As a teacher in a state where public school is mostly funded by state and local dollars, you know that whoever is elected governor has a large impact on how public education functions. So what do you need to know about the candidates in November’s Election? Let’s break it down.
Kim Guadagno, Republican, Lieutenant Governor of NJ since 2010
At a glance, Guadagno’s campaign is focused on “lowering property taxes,” “auditing Trenton,” and “creating opportunity.” Here are the candidate’s specific goals for education reform:
- Reforming the antiquated school funding formula.
- Expanding vocational education and apprenticeships.
- Advancing merit pay for teachers.
- Making higher education more flexible and affordable.
- Expanding school choice.
These bullet points, taken from Kim Guadagno’s website, are short and sweet, but require a little more unpacking. Some issues to think about might be how teachers are evaluated, how or if system would take into account the added struggle of teaching in impoverished areas, and how this would affect the workplace. Expanding school choice, which was at the center of President Trump’s education campaign, might mean implementing a voucher system, giving parents more options when choosing where they want to send their children.
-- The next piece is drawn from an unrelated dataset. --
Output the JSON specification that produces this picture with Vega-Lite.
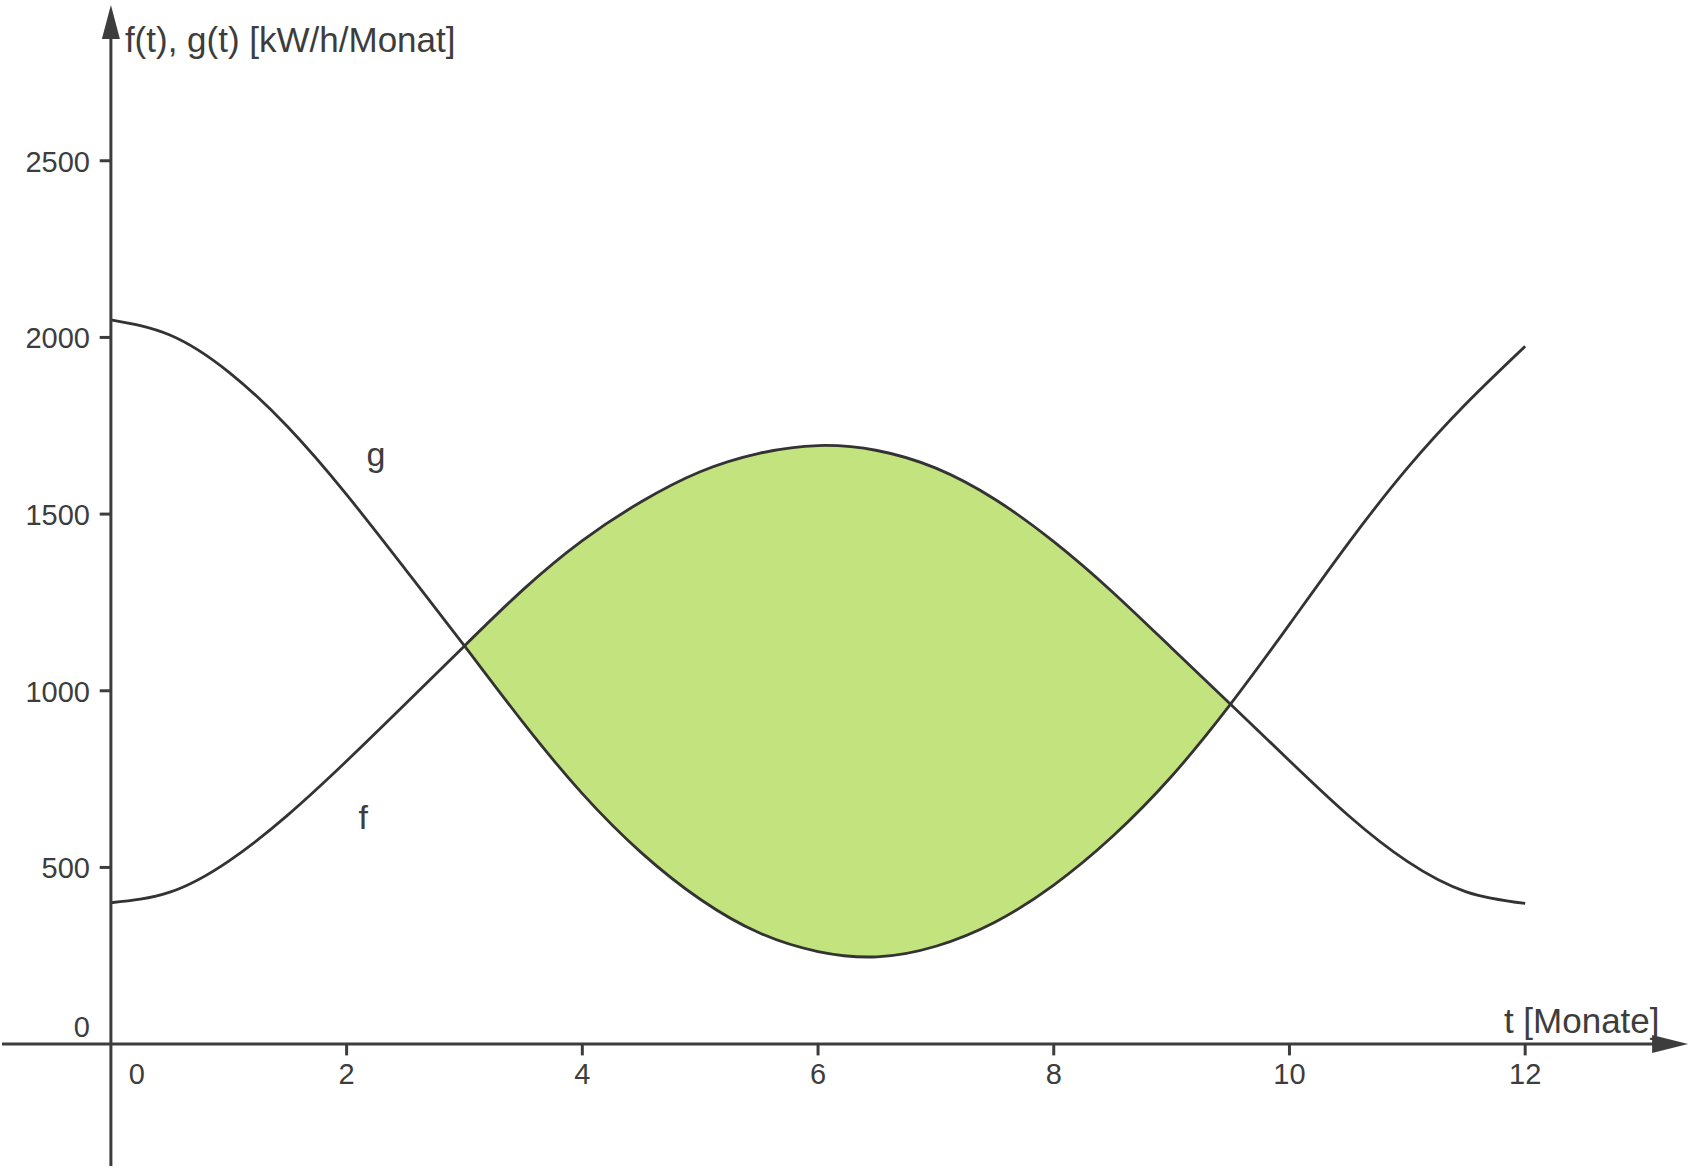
{
  "$schema": "https://vega.github.io/schema/vega-lite/v6.json",
  "width": 1691,
  "height": 1168,
  "padding": 0,
  "autosize": {"type": "fit", "contains": "padding"},
  "background": "white",
  "view": {"stroke": null},
  "config": {"font": "Liberation Sans"},
  "datasets": {
    "curves": [
      {"t": 0, "f": 400, "g": 2050},
      {"t": 0.5, "f": 430, "g": 2007},
      {"t": 1, "f": 518, "g": 1902},
      {"t": 1.5, "f": 648, "g": 1747},
      {"t": 2, "f": 801, "g": 1555},
      {"t": 2.5, "f": 963, "g": 1343},
      {"t": 3, "f": 1127, "g": 1127},
      {"t": 3.5, "f": 1287, "g": 909},
      {"t": 4, "f": 1425, "g": 709},
      {"t": 4.5, "f": 1535, "g": 542},
      {"t": 5, "f": 1620, "g": 410},
      {"t": 5.5, "f": 1672, "g": 315},
      {"t": 6, "f": 1694, "g": 262},
      {"t": 6.5, "f": 1680, "g": 247},
      {"t": 7, "f": 1630, "g": 277},
      {"t": 7.5, "f": 1542, "g": 345},
      {"t": 8, "f": 1422, "g": 450},
      {"t": 8.5, "f": 1279, "g": 588},
      {"t": 9, "f": 1121, "g": 758},
      {"t": 9.5, "f": 962, "g": 962},
      {"t": 10, "f": 802, "g": 1188},
      {"t": 10.5, "f": 647, "g": 1418},
      {"t": 11, "f": 517, "g": 1630},
      {"t": 11.5, "f": 431, "g": 1813},
      {"t": 12, "f": 398, "g": 1975}
    ],
    "yticks": [{"v": 500}, {"v": 1000}, {"v": 1500}, {"v": 2000}, {"v": 2500}],
    "xticks": [{"t": 2}, {"t": 4}, {"t": 6}, {"t": 8}, {"t": 10}, {"t": 12}],
    "names": [
      {"t": 2.25, "v": 1636, "name": "g"},
      {"t": 2.14, "v": 610, "name": "f"}
    ]
  },
  "encoding": {
    "x": {"type": "quantitative", "scale": {"domain": [-0.924, 13.407], "nice": false, "zero": false}, "axis": null},
    "y": {"type": "quantitative", "scale": {"domain": [-345, 2955], "nice": false, "zero": false}, "axis": null}
  },
  "layer": [
    {
      "data": {"name": "curves"},
      "transform": [{"filter": "datum.t >= 3 && datum.t <= 9.5"}],
      "mark": {"type": "area", "color": "#c3e37e", "interpolate": "natural"},
      "encoding": {
        "x": {"field": "t", "type": "quantitative"},
        "y": {"field": "f", "type": "quantitative"},
        "y2": {"field": "g"}
      }
    },
    {
      "data": {"name": "curves"},
      "mark": {"type": "line", "color": "#333333", "strokeWidth": 2.8, "interpolate": "natural"},
      "encoding": {
        "x": {"field": "t", "type": "quantitative"},
        "y": {"field": "f", "type": "quantitative"}
      }
    },
    {
      "data": {"name": "curves"},
      "mark": {"type": "line", "color": "#333333", "strokeWidth": 2.8, "interpolate": "natural"},
      "encoding": {
        "x": {"field": "t", "type": "quantitative"},
        "y": {"field": "g", "type": "quantitative"}
      }
    },
    {
      "data": {"values": [{}]},
      "mark": {"type": "rule", "color": "#3d3d3d", "strokeWidth": 3},
      "encoding": {
        "x": {"datum": 0},
        "y": {"datum": -345},
        "y2": {"datum": 2880}
      }
    },
    {
      "data": {"values": [{}]},
      "mark": {"type": "rule", "color": "#3d3d3d", "strokeWidth": 3},
      "encoding": {
        "x": {"datum": -0.924},
        "x2": {"datum": 13.2},
        "y": {"datum": 0}
      }
    },
    {
      "data": {"values": [{}]},
      "mark": {"type": "point", "shape": "M0,-1L-0.53,1L0.53,1Z", "size": 1156, "filled": true, "opacity": 1, "color": "#3d3d3d"},
      "encoding": {
        "x": {"datum": 0},
        "y": {"datum": 2893}
      }
    },
    {
      "data": {"values": [{}]},
      "mark": {"type": "point", "shape": "M1,0L-1,-0.5L-1,0.5Z", "size": 1296, "filled": true, "opacity": 1, "color": "#3d3d3d"},
      "encoding": {
        "x": {"datum": 13.23},
        "y": {"datum": 0}
      }
    },
    {
      "data": {"name": "yticks"},
      "mark": {"type": "rule", "color": "#3d3d3d", "strokeWidth": 3},
      "encoding": {
        "x": {"datum": -0.095},
        "x2": {"datum": 0},
        "y": {"field": "v", "type": "quantitative"}
      }
    },
    {
      "data": {"name": "yticks"},
      "mark": {"type": "text", "align": "right", "baseline": "middle", "dx": -21, "dy": 2, "fontSize": 29, "color": "#3d3d3d"},
      "encoding": {
        "x": {"datum": 0},
        "y": {"field": "v", "type": "quantitative"},
        "text": {"field": "v", "type": "nominal"}
      }
    },
    {
      "data": {"name": "xticks"},
      "mark": {"type": "rule", "color": "#3d3d3d", "strokeWidth": 3},
      "encoding": {
        "x": {"field": "t", "type": "quantitative"},
        "y": {"datum": -32},
        "y2": {"datum": 0}
      }
    },
    {
      "data": {"name": "xticks"},
      "mark": {"type": "text", "align": "center", "baseline": "middle", "dy": 31, "fontSize": 29, "color": "#3d3d3d"},
      "encoding": {
        "x": {"field": "t", "type": "quantitative"},
        "y": {"datum": 0},
        "text": {"field": "t", "type": "nominal"}
      }
    },
    {
      "data": {"values": [{"label": "0"}]},
      "mark": {"type": "text", "align": "center", "baseline": "middle", "dx": 26, "dy": 31, "fontSize": 29, "color": "#3d3d3d"},
      "encoding": {
        "x": {"datum": 0},
        "y": {"datum": 0},
        "text": {"field": "label", "type": "nominal"}
      }
    },
    {
      "data": {"values": [{"label": "0"}]},
      "mark": {"type": "text", "align": "right", "baseline": "middle", "dx": -21, "dy": -16, "fontSize": 29, "color": "#3d3d3d"},
      "encoding": {
        "x": {"datum": 0},
        "y": {"datum": 0},
        "text": {"field": "label", "type": "nominal"}
      }
    },
    {
      "data": {"values": [{"label": "t [Monate]"}]},
      "mark": {"type": "text", "align": "right", "baseline": "alphabetic", "dy": -11, "fontSize": 35, "color": "#3d3d3d"},
      "encoding": {
        "x": {"datum": 13.14},
        "y": {"datum": 0},
        "text": {"field": "label", "type": "nominal"}
      }
    },
    {
      "data": {"values": [{"label": "f(t), g(t) [kW/h/Monat]"}]},
      "mark": {"type": "text", "align": "left", "baseline": "alphabetic", "dx": 14, "fontSize": 35, "color": "#3d3d3d"},
      "encoding": {
        "x": {"datum": 0},
        "y": {"datum": 2808},
        "text": {"field": "label", "type": "nominal"}
      }
    },
    {
      "data": {"name": "names"},
      "mark": {"type": "text", "align": "center", "baseline": "alphabetic", "fontSize": 34, "color": "#3d3d3d"},
      "encoding": {
        "x": {"field": "t", "type": "quantitative"},
        "y": {"field": "v", "type": "quantitative"},
        "text": {"field": "name", "type": "nominal"}
      }
    }
  ]
}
If elected, Guadagno will order “a complete audit of state government finances, operations, and programs to root out waste, abuse and inefficiencies in all areas of state government.” In addition to supporting an independently elected attorney general (New Jersey allows the governor to appoint its top law enforcement official), and “zero-based budgeting” (“forcing all state spending to be justified based upon need and cost”), Kim also wants to “ensure educations dollars get to classrooms” and “fix school procurement and construction.”
The Republican candidate promises to call on the State Department of Education to conduct an audit of the state’s 586 school districts to ensure we’re spending the money on improving education outcome for students.” She also wants to “establish a uniform, statewide procurement policy and system that will allow for the leveraging of statewide bargaining power to secure the best possible price for school goods.” Her website states, “New Jersey must also bring fairness to school construction by requiring the SDA districts to pay the same percentage on capital improvements as they do for their entire district budget.”
Guadagno also hopes to tackle the pension crisis. Here are her proposed solutions:
- Honoring pension commitment to current retirees
- Bringing public health insurance plans in line with private sector offerings
- Ending all pension abuse like imposing strict ‘1 public paycheck’ rule to stop double dipping
- Cutting Wall Street management fees
- Transferring the management of the Police and Firemen’s pension system to a risk-bearing entity
- Moving more public employees into cash balance plans.
Democrats worry that Guadagno’s push to further school choice will hurt public schools. Guadagno has also ruled out tax increase. As lieutenant governor, Guadagno did not address inequality in school funding.
Phil Murphy, Democrat
Website: https://www.murphy4nj.com
Phil Murphy states on his site, “We don’t get New Jersey right unless we get our economy right, and we don’t get our economy right unless we get education right.” How exactly does he hope to improve education?
Murphy focuses on the benefits of public schools, critiquing past leaders “who would rather spend money on tax breaks for large corporations than invest in our children’s future.” Here are his specific goals for education reform.
- Restoring and funding the only school funding formula that has been upheld by the Supreme Court;
- Working to expand free pre-K to all families in NJ;
- Ending high-stakes testing and replacing PARCC with shorter tests that provide real-time feedback to help educators correct problems immediately;
- Implementing a state-of-the-art STEM curriculum;
- Expanding access to community colleges for high school students and creating new vocational training programs to provide alternative pathways to success; and
- Giving local communities a stronger voice in education decisions by working to end state takeovers and abandoning the top-down approach of the Christie administration.
Phil Murphy “hopes” to make New Jersey more affordable for working- and middle-class citizens. His campaign is also focused on fixing the pension system in New Jersey. His website states:
“Phil has also led the effort to boost the pension funds’ returns by calling on the state to divest from private equity and hedge funds. These investments have cost us hundreds of millions in fees while delivering only middling results. Phil will stop this practice, and ensure that pension fund dollars are put to work for the people who earned them, not for Wall Street.”
The NJEA endorses Phil Murphy, but Republicans worry that Phil Murphy’s education plans will be too expensive to implement. He hopes to cut hedge fund investments, raise taxes on millionaires, cut corporate tax incentives, close loopholes for corporations, and legalize and tax marijuana in order to raise funds, but Republicans are both critical of these methods and skeptical that they will raise enough money.